Welche typischen ukrainischen Backwaren gibt es?

In der Ukraine gibt es verschiedene Brote, worüber ich viel und lang erzählen könnte. Es ist aber eine sehr traurige Geschichte, weil 70 Jahre Kolchosenwirtschaft in der Ukraine die normale Entwicklung der Brotkultur, wie es sie in Frankreich oder in Deutschland gab, beendet haben. Eine Ausnahme stellt Paljanyzja dar. Dieses Weißbrot ist ein Unikat, was seine Form und das Rezept betrifft. Außerdem gibt es noch Roggenbrote und Brötchen, die man „Pampuschky“ nennt. Weiter ist ein süßes Gebäck mit Sauerkirschen typisch – nirgendwo in der Welt backt man etwas Ähnliches. Und dann gibt es noch die ukrainische Korowaj, die zum festlichen Gebäck gehört und die zusammen mit der Hochzeitstorte auf jeder ukrainischen Hochzeit Pflicht ist.

Die Brote sind bereit für den Backofen.

Gibt es so etwas auch bei Ihnen im Geschäft?

Ja, in der Bäckerei findet man jeden Mittwoch Paljanyzja. Das Brot schmeckt den Slowaken häufig gut. Man kann auch typisch ukrainisches Roggentoastbrot und litauisches süßes Brot kaufen.

Was sind die Unterschiede zwischen slowakischem und ukrainischem Brot?

Sowohl die Ukraine als auch die Slowakei liegen an der sogenannten Roggen-Weizen-Grenze, weshalb die Brotkultur in beiden Ländern ziemlich ähnlich ist. Der einzige Unterschied ist das in der Slowakei sehr beliebte Kümmel- und Kartoffelbrot. In der Ukraine kennt man diese Brote überhaupt nicht.

Wir haben uns im Haus der Begegnung des Karpatendeutschen Vereins getroffen, als Sie hier einen Workshop gegeben haben. Worum ging es dabei?

In diesem Workshop ging es darum, wie man zu Hause ein Sauerteigbrot backen kann. Unseren Teilnehmern habe ich das traditionelle slowakische Mischbrot mit Kümmel gezeigt, damit sie etwas mehr über die slowakische Esskultur und Gesellschaft lernen können. Meistens schmeckt den Ukrainern slowakisches Brot nicht und das hängt damit zusammen, dass die ukrainische Brotkultur keinen Kümmel oder andere Gewürze benutzt.
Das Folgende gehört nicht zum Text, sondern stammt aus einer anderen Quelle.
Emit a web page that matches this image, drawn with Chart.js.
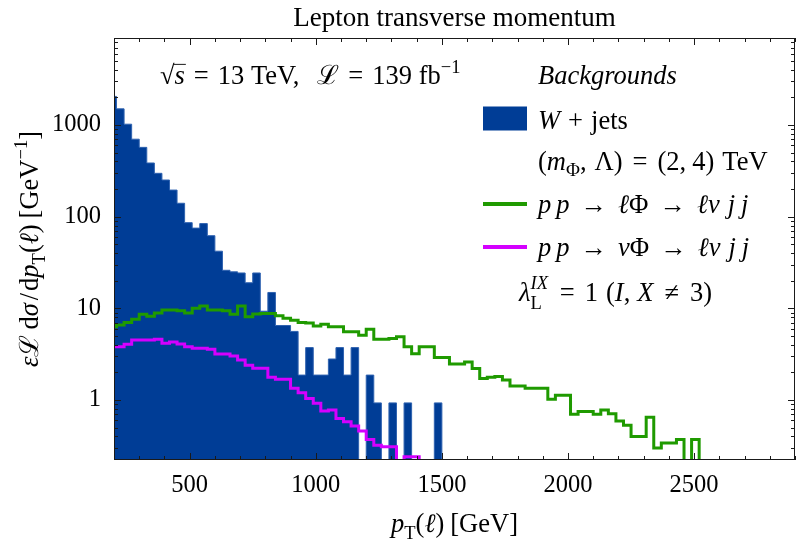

Ehrlich gesagt, bin ich sehr froh darum, dass ich meinen Landsleuten ein slowakisches Brotrezept beibringen kann.

Zufrieden mit den Ergebnissen

Was macht ein gutes Brot für Sie aus?

Wenn wir über handwerkliches Sauerteigbrot sprechen, dann sollte ein Brot schön sein, wirklich schön, weil Brot eine Ware ist, die wir auch mit den Augen essen. Allerdings möchte ich auch betonen, dass ein Brot eine gastronomische Erfahrung ist. Ein gutes Brot bedeutet für mich, einen guten Geschmack zu haben. Das Sauerteigbrot darf ein bisschen sauer sein, aber nicht zu sauer.

Und wann haben Sie das letzte Mal Brot aus der Tiefkühltruhe gegessen?

Tatsächlich habe ich vor ein paar Tagen ein Brot aus einem Teigling gegessen. Nach einem Backworkshop bin ich mit meinen Freunden in eine Weinbar gegangen, wo ich ein Sandwich aus gewöhnlichem Toastbrot gegessen habe, und das hat mir sehr geschmeckt. Aber wenn Sie fragen, wann ich mir das letzte Mal ein Brot im Supermarkt gekauft habe, dann weiß ich leider keine Antwort, weil das wirklich schon sehr lange her ist.

Ich danke Ihnen für das angenehme Gespräch und wünsche Ihnen viel Glück und Erfolg in der Zukunft!